Luiz Saidenberg disse...

Agradeço muito. As favelas brasileiras são um universo sem fim. Como foi dito, elimina-se uma, multiplicam-se outras, como cogumelos, pois o grande problema da miséria nunca é tratado com o devido respeito. E a esses governantes demagogos interessa a manutenção do analfabetismo e ignorância, que lhes colocam nas mãos imensa "massa de manobra". Que é, como "comunidade carente" para favela, um outro nome para nosso povão. E Don Miguel, vc precisa dar uma volta por aqui sim, pois a cidade transforma-se violentamente nesta região.

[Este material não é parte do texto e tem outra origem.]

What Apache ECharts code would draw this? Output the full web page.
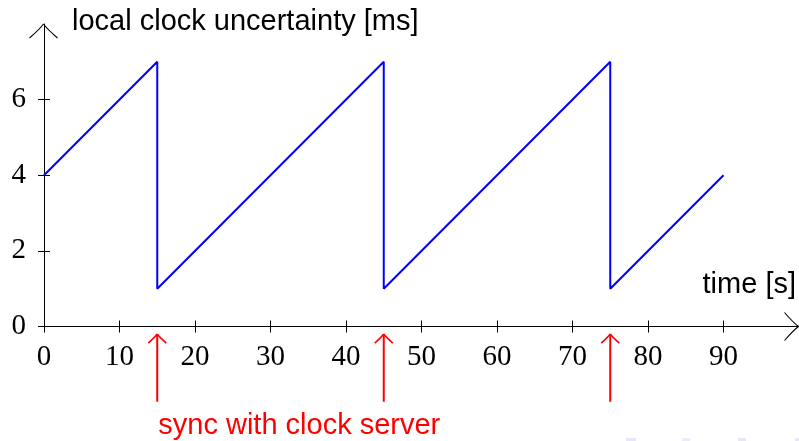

Abraços.

Soninha disse...

Olá,Luiz!

Embora eu também tenha saudade dos tempos de outrora, quando podíamos andar pelas ruas sem medo e quando não tinham muitos prédios, ainda su a favor do progresso...
Enteno que, pelo próprio crescimento das cidades, os perímetros acabam abrangendo o alto...cresce-se para cima e para os lados, empurra-se daqui, ajeita dali e os centros urbanos se ampliam e desapropriam...
É a lei do "progresso" ditando normas.
Que pena que os orgãos governamentais se esquecem de cuidar dos menos favorecidos e fingem que não os vê...
Durma-secom um barulhos destes, nãoémesmo?!
Adorei seu texto!
Obrigada.
Muita paz!

MLopomo disse...

Para se acabar com uma favela é muito fácil... É só chegar numa moradora, que tem filho e não tem marido, é perguntar: Quer uma casinha de alvenaria para morar com seus filhos? Então é só colocar fogo no barraco e pronto. Foi o que aconteceu com uma favela na AV Dr. Cardoso de Mello na Vila Olímpia anos 1960. Dito pelo próprio dono do terreno que não conseguia tira-los de lá. No dia seguinte o terreno estava cercado e pronto. Aquela favelinha que restou ali na Berrini resistiu muito, e meu caminho quando vou para minha casa. E na brincadeira dizia para minha mulher. Esta demorando para essa favela ter um incêndio. E um dia nos noticiários da TV, vi a noticia que os barracos viraram cinzas.

Laruccia disse...

Muita poesia, encantamento, paixões alucinadas e por aí a fora. Sua escrita, Luiz, poéticamente, contas a resistência de núcleos da pobresa e miséria a desaparecer. Seu texto, impecável, sublime e encantador, explorando o lado sentimental da situação, deixa um sabor nostálgico, fugindo totalmente da realidade. Realidade cruel que submete comunidades a situações de desamparo, carentes das mais elementares nescesidades do ser humano. Há poucos anos atraz, estive no Rio,(depois de décadas) e senti uma tremenda angústia tamanho o crescimento das favelas em todas as direções. É uma verdadeira chaga no horizonte de nossa sociedade. Mas, estamos aqui pra apreciar sua escrita que é por demais encantadora, repito, muito bem distribuida nos seus parágrafos, num progresivo constante da resistência de seus ocupantes, docilmente tratados por vc, dando a entender que elas, desaparecendo (as favelas), é pra seu próprio bem. Parabéns, Saidenberg.
Modesto

Luiz Saidenberg disse...

Muito obrigado, e muito especialmente ao gentil Modesto. De fato, a favelinha estava completamente deslocada na região, como uma ferida exposta- símbolo das mazelas paulistanas. Não podia ficar ali, mesmo, e hoje está completamente terraplanada. Breve, novas construções, mas não sei o que serão. Grande abraço.

Leonello Tesser (Nelinho) disse...

Luiz, como sempre a tua brilhante pena rabisca textos espetaculares, só me resta complementar com um velho samba que diz: "Favela oi, favela, favela que trago no meu coração, ao relembrar com saudade, a minha felicidade, favela do sonho de amor e do samba-canção", parabéns, abraços, Nelinho.